The Labour Court in Johannesburg will today hear an application for security for costs amounting to R200 000 made by Bonitas Marketing against an application for a review lodged by a former managing director of the company, Ray Mkhize.
Mkhize wants the court to review a private arbitration by senior advocate Mark Antrobus, which determined that he had been fairly dismissed on charges of misconduct.
Bonitas Marketing is opposing Mkhize’s application on the basis that it is frivolous and vexatious, and has no merit. A vexatious litigant is in law one who repeatedly goes to court on the same issue.
Bonitas Marketing will also make another application for condonation for failing to file its answering affidavit to Mkhize’s application.
Mkhize, who has remained unemployed since his dismissal, has offered to pledge an unencumbered empty stand in Durban, worth above R100 000, but Bonitas’s lawyers have refused to accept it as security.
Labour law experts have said the demand by Bonitas was unusual and normally applied to foreigners who could flee the country if the judgment was against them.

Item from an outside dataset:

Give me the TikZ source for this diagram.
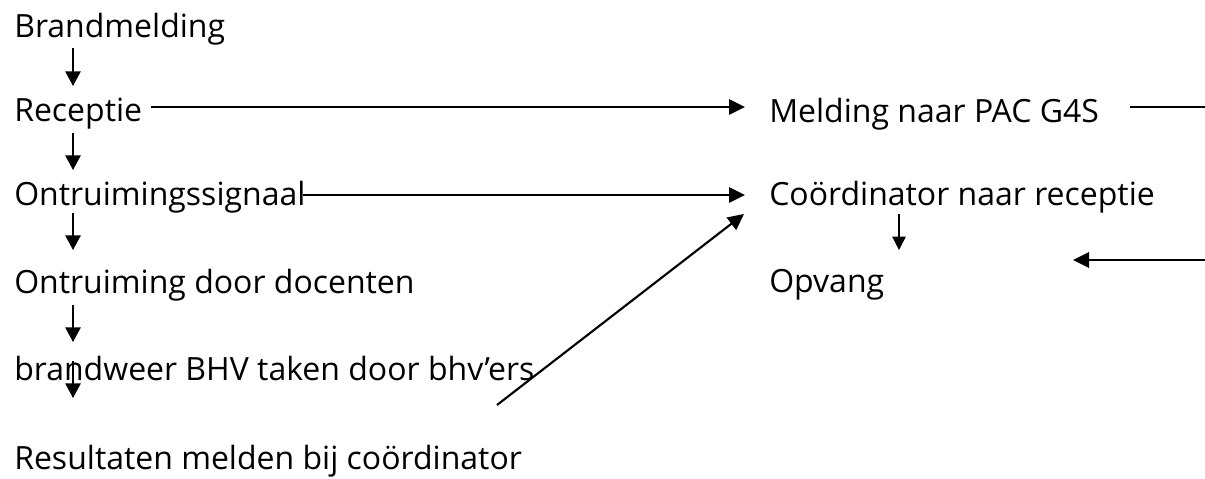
\documentclass[tikz,border=0pt]{standalone}
\usepackage{fontspec}
\setmainfont{Open Sans}
\usetikzlibrary{arrows.meta}
\begin{document}
\begin{tikzpicture}[x=0.75pt,y=-0.75pt,
  txt/.style={anchor=base west, inner sep=0pt, font=\fontsize{24}{29}\selectfont},
  arr/.style={-{Triangle[length=12pt,width=11.5pt]}, line width=1.6pt},
  varr/.style={-{Triangle[length=11pt,width=11.5pt]}, line width=1.2pt},
  sarr/.style={-{Triangle[length=10pt,width=10pt]}, line width=1pt},
  plain/.style={line width=1.2pt}]
\useasboundingbox (0,0) rectangle (1205,478);
% left column
\node[txt] (brand) at (14,38) {Brandmelding};
\node[txt] (recep) at (14,121) {Receptie};
\node[txt] (ontsig) at (14,205) {Ontruimingssignaal};
\node[txt] (ontdoc) at (14,293) {Ontruiming door docenten};
\node[txt] (bhv) at (14,380) {brandweer BHV taken door bhv’ers};
\node[txt] (result) at (14,469) {Resultaten melden bij coördinator};
% right column
\node[txt] (meld) at (769,122) {Melding naar PAC G4S};
\node[txt] (coord) at (769,205) {Coördinator naar receptie};
\node[txt] (opv) at (769,292) {Opvang};
% coordinates
\coordinate (a1s) at (73,48);  \coordinate (a1e) at (73,86);
\coordinate (a2s) at (73,133); \coordinate (a2e) at (73,170);
\coordinate (a3s) at (73,213); \coordinate (a3e) at (73,250);
\coordinate (a4s) at (73,305); \coordinate (a4e) at (73,342);
\coordinate (a5s) at (73,361); \coordinate (a5e) at (73,398);
\coordinate (h1s) at (151,107); \coordinate (h1e) at (745,107);
\coordinate (h2s) at (303,195); \coordinate (h2e) at (745,195);
\coordinate (dgs) at (497,405); \coordinate (dge) at (744,214);
\coordinate (c1s) at (899,214); \coordinate (c1e) at (899,250);
\coordinate (st1) at (1130,107); \coordinate (st2) at (1205,107);
\coordinate (la1) at (1205,260); \coordinate (la2) at (1073,260);
% connectors
\draw[varr] (a1s) -- (a1e);
\draw[varr] (a2s) -- (a2e);
\draw[varr] (a3s) -- (a3e);
\draw[varr] (a4s) -- (a4e);
\draw[varr] (a5s) -- (a5e);
\draw[arr] (h1s) -- (h1e);
\draw[arr] (h2s) -- (h2e);
\draw[arr] (dgs) -- (dge);
\draw[sarr] (c1s) -- (c1e);
\draw[plain] (st1) -- (st2);
\draw[arr] (la1) -- (la2);
\end{tikzpicture}
\end{document}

Mkhize said he opposed the security for costs because it was “going to prevent me from accessing justice in a free and democratic country”.
“Despite knowing that I was unemployed, the applicant [Bonitas] nevertheless, in an oppressive manner, suggested an impossible situation for me. Effectively, the applicant was denying me access to justice. Surely, if I cannot raise the money demanded, I cannot pursue the review application.”
He argued that the application sought to change the labour law jurisprudence in South Africa and intended to legitimise the widely held view that access to justice in the country was for the rich.
Mkhize reported alleged financial irregularities in Bonitas Medical Fund by acting principal officer and trustee Gerhard van Emmenis, who is now the chief of operations, to the Council for Medical Schemes (CMS), which started an investigation.
The CMS successfully applied to court to put Bonitas under curatorship because it was involved in an incomplete property development in KwaZulu-Natal and other investments that put about R80 million of members’ money at risk.
The court declared the six trustees of Bonitas were not fit and proper persons to hold their positions and ordered that they be replaced.
Rather than charging him for complaining to the CMS, Bonitas charged Mkhize with two counts of misconduct for paying R6m in VAT to the SA Revenue Service without board approval. Mkhize claimed this saved the scheme a further R6m in administrative penalties.
At the arbitration, he argued that the VAT misconduct was committed by Van Emmenis between July 2008 and June 2009 when he was the acting managing director for Bonitas Marketing before Mkhize joined the company.